Commentary

Would New Privacy Laws Have Unintended Consequences?

As talk heats up about potential new laws for behavioral targeting, warnings of doomsday scenarios also are increasing.

Some Web company executives are saying that free content will disappear from the Internet because privacy regulations could have the effect of destroying online advertising. Or at least the companies say that laws requiring opt-in consent to targeting could kill online advertising, because consumers aren't likely to change their default settings.

But is that really the case? Even if opt-in consent was required for behavioral targeting, such targeting currently accounts for only a small portion of online ad revenue -- at least if you define behavioral targeting as sending ads to people based on sites they've visited in the past.

In other words, even if new laws were to require companies to seek consumers' opt-in consent to behavioral targeting, publishers could still serve ads that weren't targeted based on users' Web-surfing history. Some ad executives say that even those untargeted ads would be less efficient because, they speculate, companies would no longer be able to use strategies like frequency capping without opt-in consent. But it's not clear that new legislation would cover frequency capping or other optimization strategies.

Consumer advocates have been critical of online ad companies for collecting data without adequately notifying users about the practice, but some privacy advocates are also expressing concerns that legislation could have unintended consequences. Last week at the OMMA Behavioral conference, Chris Hoofnagle, director of the Berkeley Center for Law & Technology's information privacy program, predicted that companies might respond to laws requiring opt-in consent for targeting by requiring consent as a condition to accessing the site.

While that's theoretically possible, it's not clear that Web sites will have the leverage to do so, or that they're willing to risk the potential PR fallout. Already browsers are enabling users to control cookies more easily than in the past; a new report issued today by the Center for Democracy & Technology compares some of the privacy features of Chrome, IE8, Firefox, Safari and Opera 10. So far, most sites don't seem to be refusing to let people access content, even when they've set their browsers to reject cookies.

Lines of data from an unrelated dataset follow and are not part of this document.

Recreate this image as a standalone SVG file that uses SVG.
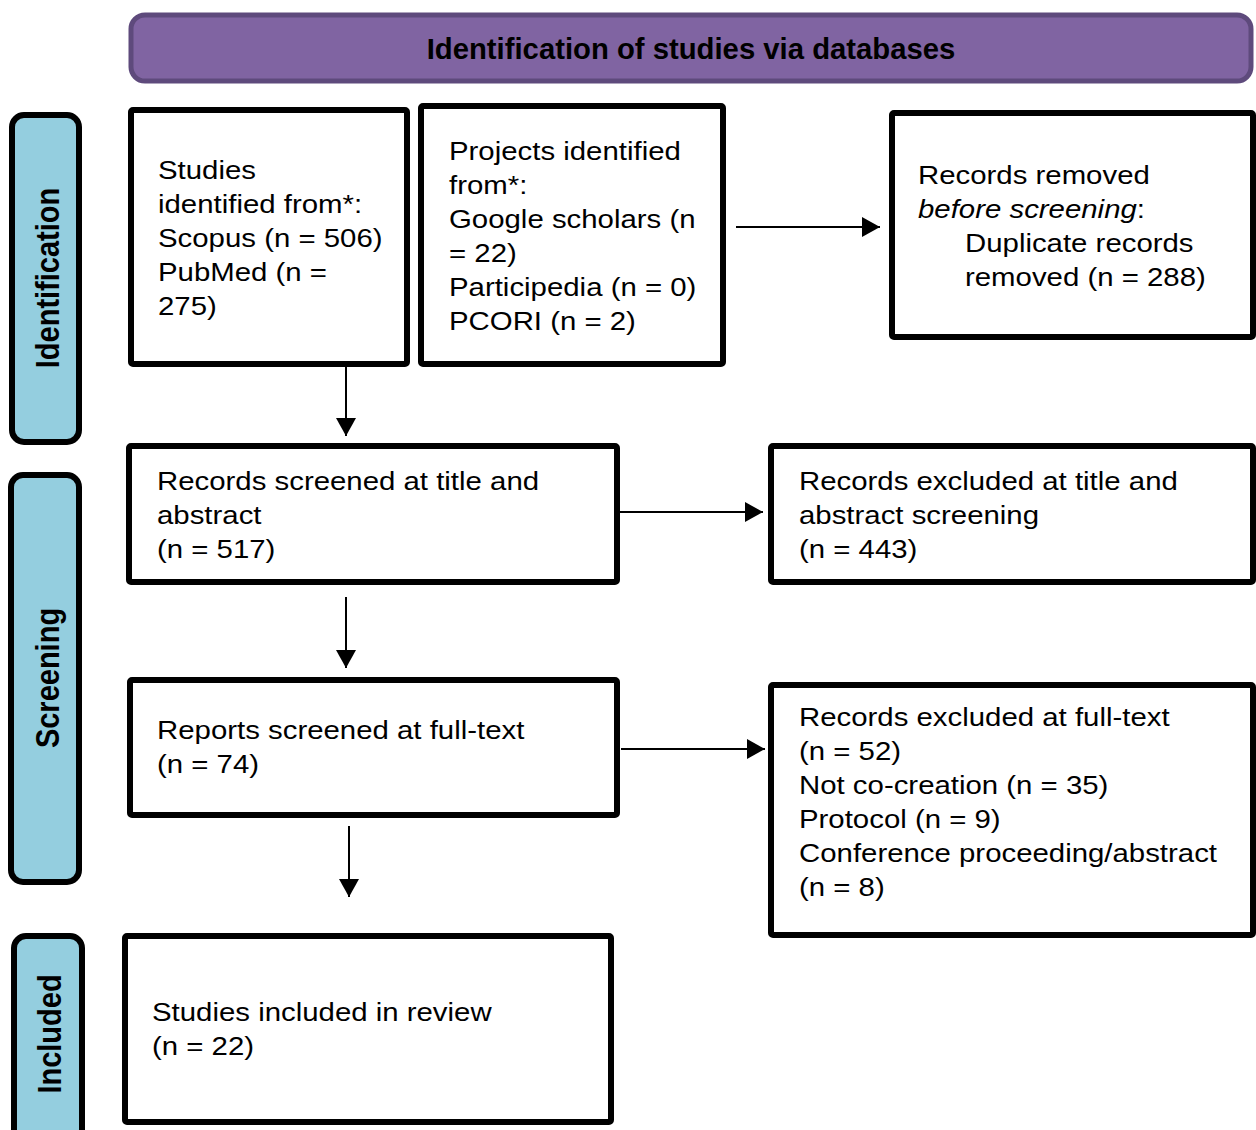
<svg xmlns="http://www.w3.org/2000/svg" width="1256" height="1130" viewBox="0 0 1256 1130">
<style>
.box{fill:#ffffff;stroke:#000000;stroke-width:6;}
.side{fill:#94CEDF;stroke:#000000;stroke-width:6;}
.t{font-family:"Liberation Sans",Arial,sans-serif;font-size:26px;fill:#000000;}
.sl{font-family:"Liberation Sans",Arial,sans-serif;font-size:29px;font-weight:bold;fill:#000000;text-anchor:middle;}
.hd{font-family:"Liberation Sans",Arial,sans-serif;font-size:29px;font-weight:bold;fill:#000000;text-anchor:middle;}
.c{stroke:#000000;stroke-width:2;fill:none;marker-end:url(#ah);}
</style>
<defs>
<marker id="ah" markerUnits="userSpaceOnUse" markerWidth="18" markerHeight="20" refX="18" refY="10" orient="auto">
<path d="M0,0 L18,10 L0,20 Z" fill="#000000"/>
</marker>
</defs>
<rect width="1256" height="1130" fill="#ffffff"/>

<g id="header">
<rect x="131" y="15" width="1120" height="66" rx="14" fill="#8064A2" stroke="#5E4A7C" stroke-width="5"/>
<text class="hd" transform="translate(691,59) scale(1.01,1)">Identification of studies via databases</text>
</g>

<g id="side-identification">
<rect class="side" x="12" y="115" width="67" height="327" rx="12"/>
<text class="sl" transform="translate(59,278) scale(1.13,1) rotate(-90)">Identification</text>
</g>
<g id="side-screening">
<rect class="side" x="11" y="475" width="68" height="407" rx="12"/>
<text class="sl" transform="translate(59,678) scale(1.13,1) rotate(-90)">Screening</text>
</g>
<g id="side-included">
<rect class="side" x="14" y="936" width="68" height="220" rx="12"/>
<text class="sl" transform="translate(61,1034) scale(1.13,1) rotate(-90)">Included</text>
</g>

<g id="studies-identified">
<rect class="box" x="131" y="110" width="276" height="254" rx="2"/>
<text class="t" transform="translate(158,179) scale(1.13,1)"><tspan x="0" y="0">Studies</tspan><tspan x="0" y="34">identified from*:</tspan><tspan x="0" y="68">Scopus (n = 506)</tspan><tspan x="0" y="102">PubMed (n =</tspan><tspan x="0" y="136">275)</tspan></text>
</g>

<g id="projects-identified">
<rect class="box" x="421" y="106" width="302" height="258" rx="2"/>
<text class="t" transform="translate(449,160) scale(1.13,1)"><tspan x="0" y="0">Projects identified</tspan><tspan x="0" y="34">from*:</tspan><tspan x="0" y="68">Google scholars (n</tspan><tspan x="0" y="102">= 22)</tspan><tspan x="0" y="136">Participedia (n = 0)</tspan><tspan x="0" y="170">PCORI (n = 2)</tspan></text>
</g>

<g id="records-removed">
<rect class="box" x="892" y="113" width="361" height="224" rx="2"/>
<text class="t" transform="translate(918,184) scale(1.13,1)"><tspan x="0" y="0">Records removed</tspan><tspan x="0" y="34"><tspan font-style="italic">before screening</tspan>:</tspan><tspan x="41.6" y="68">Duplicate records</tspan><tspan x="41.6" y="102">removed (n = 288)</tspan></text>
</g>

<g id="records-screened">
<rect class="box" x="129" y="446" width="488" height="136" rx="2"/>
<text class="t" transform="translate(157,490) scale(1.13,1)"><tspan x="0" y="0">Records screened at title and</tspan><tspan x="0" y="34">abstract</tspan><tspan x="0" y="68">(n = 517)</tspan></text>
</g>

<g id="records-excluded-title">
<rect class="box" x="771" y="446" width="482" height="136" rx="2"/>
<text class="t" transform="translate(799,490) scale(1.13,1)"><tspan x="0" y="0">Records excluded at title and</tspan><tspan x="0" y="34">abstract screening</tspan><tspan x="0" y="68">(n = 443)</tspan></text>
</g>

<g id="reports-screened">
<rect class="box" x="130" y="680" width="487" height="135" rx="2"/>
<text class="t" transform="translate(157,739) scale(1.13,1)"><tspan x="0" y="0">Reports screened at full-text</tspan><tspan x="0" y="34">(n = 74)</tspan></text>
</g>

<g id="records-excluded-fulltext">
<rect class="box" x="771" y="685" width="482" height="250" rx="2"/>
<text class="t" transform="translate(799,726) scale(1.13,1)"><tspan x="0" y="0">Records excluded at full-text</tspan><tspan x="0" y="34">(n = 52)</tspan><tspan x="0" y="68">Not co-creation (n = 35)</tspan><tspan x="0" y="102">Protocol (n = 9)</tspan><tspan x="0" y="136">Conference proceeding/abstract</tspan><tspan x="0" y="170">(n = 8)</tspan></text>
</g>

<g id="studies-included">
<rect class="box" x="125" y="936" width="486" height="186" rx="2"/>
<text class="t" transform="translate(152,1021) scale(1.13,1)"><tspan x="0" y="0">Studies included in review</tspan><tspan x="0" y="34">(n = 22)</tspan></text>
</g>

<g id="connectors">
<line class="c" x1="736" y1="227" x2="880" y2="227"/>
<line class="c" x1="346" y1="367" x2="346" y2="436"/>
<line class="c" x1="619" y1="512" x2="763" y2="512"/>
<line class="c" x1="346" y1="597" x2="346" y2="668"/>
<line class="c" x1="621" y1="749" x2="765" y2="749"/>
<line class="c" x1="349" y1="826" x2="349" y2="897"/>
</g>
</svg>
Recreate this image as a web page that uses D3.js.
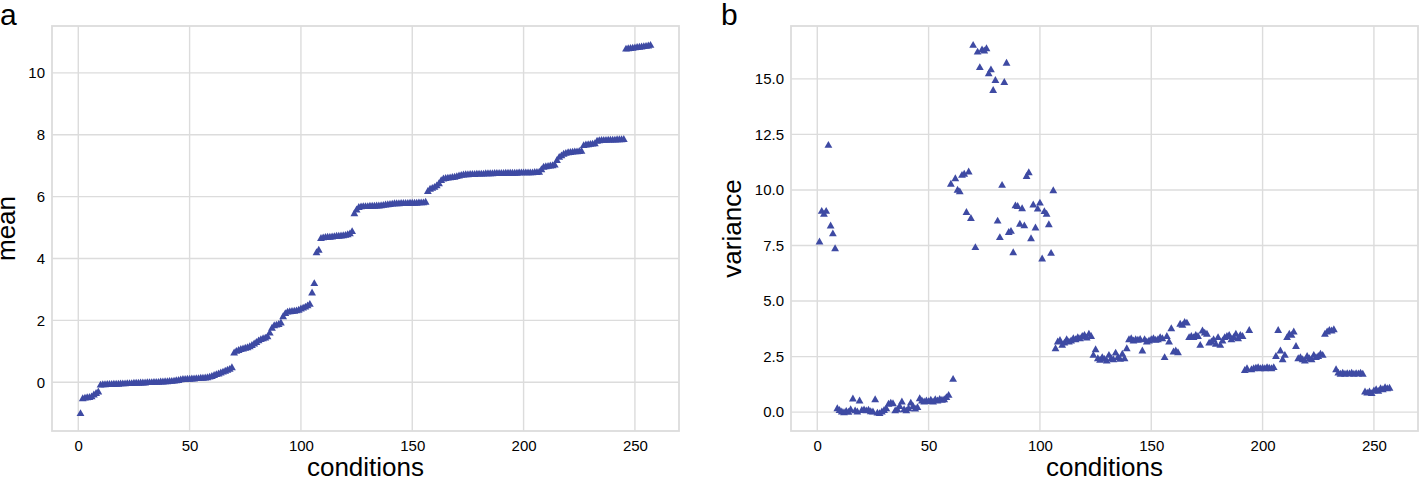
<!DOCTYPE html>
<html>
<head>
<meta charset="utf-8">
<script src="https://cdn.jsdelivr.net/npm/d3@7"></script>
<style>
  html, body { margin: 0; padding: 0; background: #fff; }
  svg { display: block; }
  text { font-family: "Liberation Sans", Arial, Helvetica, sans-serif; fill: #000; }
</style>
</head>
<body>
<svg id="chart" width="1424" height="481"></svg>
<script>
// ---------------- data ----------------
const meanValues = [
  -0.98, -0.50, -0.48, -0.47, -0.46, -0.44, -0.38, -0.33, -0.28, -0.06,
  -0.05, -0.05, -0.04, -0.04, -0.04, -0.03, -0.03, -0.03, -0.02, -0.02,
  -0.02, -0.01, -0.01, -0.01, 0.00, 0.00, 0.00, 0.01, 0.01, 0.01,
  0.02, 0.02, 0.02, 0.03, 0.03, 0.03, 0.04, 0.04, 0.05, 0.05,
  0.06, 0.06, 0.07, 0.08, 0.09, 0.11, 0.12, 0.12, 0.13, 0.13,
  0.14, 0.14, 0.15, 0.15, 0.16, 0.16, 0.17, 0.18, 0.20, 0.22,
  0.25, 0.28, 0.30, 0.33, 0.36, 0.39, 0.42, 0.45, 0.50, 0.98,
  1.03, 1.06, 1.09, 1.11, 1.13, 1.15, 1.18, 1.22, 1.27, 1.32,
  1.37, 1.41, 1.44, 1.46, 1.50, 1.62, 1.78, 1.86, 1.88, 1.90,
  1.95, 2.15, 2.25, 2.30, 2.31, 2.32, 2.33, 2.34, 2.36, 2.40,
  2.43, 2.46, 2.50, 2.55, 2.92, 3.22, 4.22, 4.30, 4.68, 4.70,
  4.71, 4.72, 4.72, 4.73, 4.74, 4.75, 4.75, 4.76, 4.77, 4.78,
  4.80, 4.83, 4.90, 5.48, 5.60, 5.68, 5.70, 5.71, 5.71, 5.71,
  5.72, 5.72, 5.72, 5.73, 5.73, 5.74, 5.75, 5.76, 5.77, 5.78,
  5.79, 5.80, 5.80, 5.80, 5.81, 5.81, 5.81, 5.81, 5.82, 5.82,
  5.82, 5.82, 5.83, 5.83, 5.83, 5.85, 6.20, 6.27, 6.30, 6.33,
  6.38, 6.45, 6.55, 6.60, 6.62, 6.63, 6.64, 6.65, 6.66, 6.68,
  6.70, 6.72, 6.73, 6.74, 6.74, 6.75, 6.75, 6.75, 6.76, 6.76,
  6.76, 6.76, 6.77, 6.77, 6.77, 6.77, 6.78, 6.78, 6.78, 6.78,
  6.78, 6.79, 6.79, 6.79, 6.79, 6.79, 6.79, 6.80, 6.80, 6.80,
  6.80, 6.80, 6.80, 6.80, 6.81, 6.81, 6.82, 6.90, 6.98, 7.00,
  7.01, 7.02, 7.03, 7.05, 7.20, 7.30, 7.35, 7.40, 7.43, 7.45,
  7.46, 7.47, 7.48, 7.48, 7.49, 7.50, 7.68, 7.70, 7.71, 7.72,
  7.73, 7.74, 7.82, 7.84, 7.85, 7.85, 7.85, 7.86, 7.86, 7.86,
  7.86, 7.87, 7.87, 7.87, 7.88, 10.80, 10.81, 10.82, 10.83, 10.84,
  10.85, 10.86, 10.87, 10.88, 10.89, 10.90, 10.92
];

const varianceValues = [
  7.70, 9.08, 8.95, 9.08, 12.05, 8.42, 8.07, 7.40, 0.20, 0.12,
  0.05, 0.02, 0.08, 0.04, 0.15, 0.64, 0.10, 0.05, 0.55, 0.12,
  0.14, 0.10, 0.13, 0.06, 0.05, 0.60, 0.00, -0.02, 0.05, 0.12,
  0.20, 0.40, 0.45, 0.42, 0.10, 0.15, 0.30, 0.50, 0.15, 0.10,
  0.20, 0.45, 0.30, 0.18, 0.25, 0.65, 0.55, 0.50, 0.55, 0.52,
  0.58, 0.50, 0.60, 0.55, 0.62, 0.58, 0.60, 0.70, 0.80, 10.30,
  1.52, 10.55, 10.03, 9.96, 10.70, 10.75, 9.03, 10.85, 8.76, 16.55,
  7.45, 16.25, 15.55, 16.35, 16.30, 16.40, 15.27, 15.45, 14.52, 14.97,
  8.64, 7.90, 10.25, 14.88, 15.75, 8.13, 8.18, 7.22, 9.33, 9.30,
  8.50, 9.20, 8.43, 10.65, 10.82, 7.85, 9.37, 8.33, 9.18, 9.45,
  6.94, 9.07, 8.95, 8.48, 7.19, 10.01, 2.90, 3.20, 3.27, 3.05,
  3.15, 3.30, 3.20, 3.25, 3.35, 3.30, 3.40, 3.35, 3.45, 3.50,
  3.38, 3.55, 3.45, 2.60, 2.85, 2.45, 2.38, 2.50, 2.42, 2.35,
  2.60, 2.45, 2.40, 2.70, 2.50, 2.42, 2.65, 2.45, 2.90, 3.30,
  3.35, 3.25, 3.30, 3.28, 3.32, 2.80, 3.30, 3.20, 3.25, 3.30,
  3.35, 3.28, 3.30, 3.40, 3.35, 2.50, 3.45, 3.20, 3.80, 2.75,
  2.80, 2.72, 4.00, 3.95, 4.08, 4.05, 3.40, 3.45, 3.40, 3.50,
  3.45, 3.05, 3.70, 3.60, 3.55, 3.15, 3.20, 3.30, 3.10, 3.40,
  3.05, 3.25, 3.40, 3.45, 3.50, 3.30, 3.40, 3.55, 3.35, 3.50,
  3.45, 1.92, 2.00, 3.72, 1.95, 2.00, 2.02, 2.05, 2.00, 2.02,
  2.00, 2.05, 2.02, 2.00, 2.05, 2.55, 3.72, 2.80, 2.40, 2.60,
  3.40, 3.55, 3.50, 3.65, 3.00, 2.45, 2.50, 2.40, 2.35, 2.55,
  2.45, 2.40, 2.60, 2.50, 2.55, 2.65, 2.60, 3.55, 3.65, 3.72,
  3.70, 3.75, 1.95, 1.80, 1.75, 1.80, 1.75, 1.78, 1.76, 1.80,
  1.75, 1.78, 1.76, 1.80, 1.75, 0.95, 0.90, 0.95, 0.88, 1.00,
  1.05, 0.98, 1.10, 1.05, 1.15, 1.10, 1.12
];

const conditions = meanValues.map((_, i) => i + 1);

const xTicks = [0, 50, 100, 150, 200, 250];
const meanTicks = [0, 2, 4, 6, 8, 10];
const varianceTicks = [0, 2.5, 5, 7.5, 10, 12.5, 15];

// ---------------- drawing ----------------
const svg = d3.select("#chart");
const markerColor = "#3e4aa3";
const gridColor = "#dcdcdc";

function padded(ext) {
  const r = ext[1] - ext[0];
  return [ext[0] - 0.05 * r, ext[1] + 0.05 * r];
}

function panel(opts) {
  const { left, right, top, bottom, values, yTicks, yFmt, yLabel, letter, letterX, yLabelX } = opts;
  const g = svg.append("g");

  const x = d3.scaleLinear().domain(padded(d3.extent(conditions))).range([left, right]);
  const y = d3.scaleLinear().domain(padded(d3.extent(values))).range([bottom, top]);

  // grid
  g.append("g").selectAll("line").data(xTicks).join("line")
    .attr("x1", d => x(d)).attr("x2", d => x(d))
    .attr("y1", top).attr("y2", bottom)
    .attr("stroke", gridColor).attr("stroke-width", 1.4);
  g.append("g").selectAll("line").data(yTicks).join("line")
    .attr("y1", d => y(d)).attr("y2", d => y(d))
    .attr("x1", left).attr("x2", right)
    .attr("stroke", gridColor).attr("stroke-width", 1.4);

  // frame
  g.append("rect")
    .attr("x", left).attr("y", top)
    .attr("width", right - left).attr("height", bottom - top)
    .attr("fill", "none").attr("stroke", gridColor).attr("stroke-width", 1.8);

  // axes (labels only, no tick marks)
  const xAxis = d3.axisBottom(x).tickValues(xTicks).tickSize(0).tickPadding(0);
  const xg = g.append("g").attr("transform", `translate(0,${bottom + 9})`).call(xAxis);
  xg.select(".domain").remove();
  xg.selectAll("text").attr("font-size", 15).attr("dy", "0.71em")
    .style("font-family", '"Liberation Sans", Arial, sans-serif').attr("fill", "#000");

  const yAxis = d3.axisLeft(y).tickValues(yTicks).tickFormat(yFmt).tickSize(0).tickPadding(0);
  const yg = g.append("g").attr("transform", `translate(${left - 7},0)`).call(yAxis);
  yg.select(".domain").remove();
  yg.selectAll("text").attr("font-size", 15)
    .style("font-family", '"Liberation Sans", Arial, sans-serif').attr("fill", "#000");

  // markers
  const w = 7.8, h = 6.9;
  const tri = `M0,${-h / 2}L${w / 2},${h / 2}L${-w / 2},${h / 2}Z`;
  g.append("g").selectAll("path").data(values).join("path")
    .attr("d", tri)
    .attr("transform", (d, i) => `translate(${x(conditions[i])},${y(d)})`)
    .attr("fill", markerColor);

  // axis titles
  g.append("text")
    .attr("x", (left + right) / 2).attr("y", 476)
    .attr("text-anchor", "middle").attr("font-size", 26)
    .text("conditions");
  g.append("text")
    .attr("transform", `translate(${yLabelX},${(top + bottom) / 2}) rotate(-90)`)
    .attr("text-anchor", "middle").attr("font-size", 26)
    .text(yLabel);

  // panel letter
  g.append("text")
    .attr("x", letterX).attr("y", 25)
    .attr("font-size", 30)
    .text(letter);
}

panel({
  left: 52, right: 679, top: 26, bottom: 431,
  values: meanValues, yTicks: meanTicks, yFmt: d3.format("d"),
  yLabel: "mean", letter: "a", letterX: 0, yLabelX: 15
});

panel({
  left: 791, right: 1418, top: 26, bottom: 431,
  values: varianceValues, yTicks: varianceTicks, yFmt: d3.format(".1f"),
  yLabel: "variance", letter: "b", letterX: 721, yLabelX: 741
});
</script>
</body>
</html>
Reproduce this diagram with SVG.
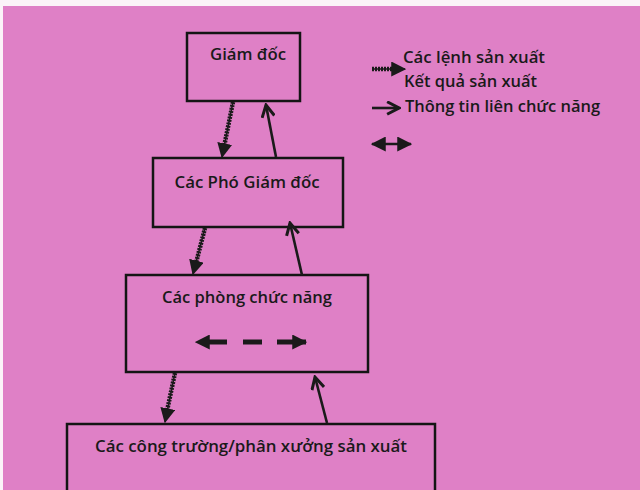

For Web publishers, requiring people to consent to data collection as a condition of access could also result in legal fallout. The Federal Trade Commission's head of the Bureau of Consumer Protection, David Vladeck, tells New York Times reporter Stephanie Clifford that the agency would have to consider whether such a policy would amount to an unfair business practice.

Meanwhile, Rep. Rick Boucher (D-Va.) is expected to introduce legislation before the end of next month, according to recent news reports.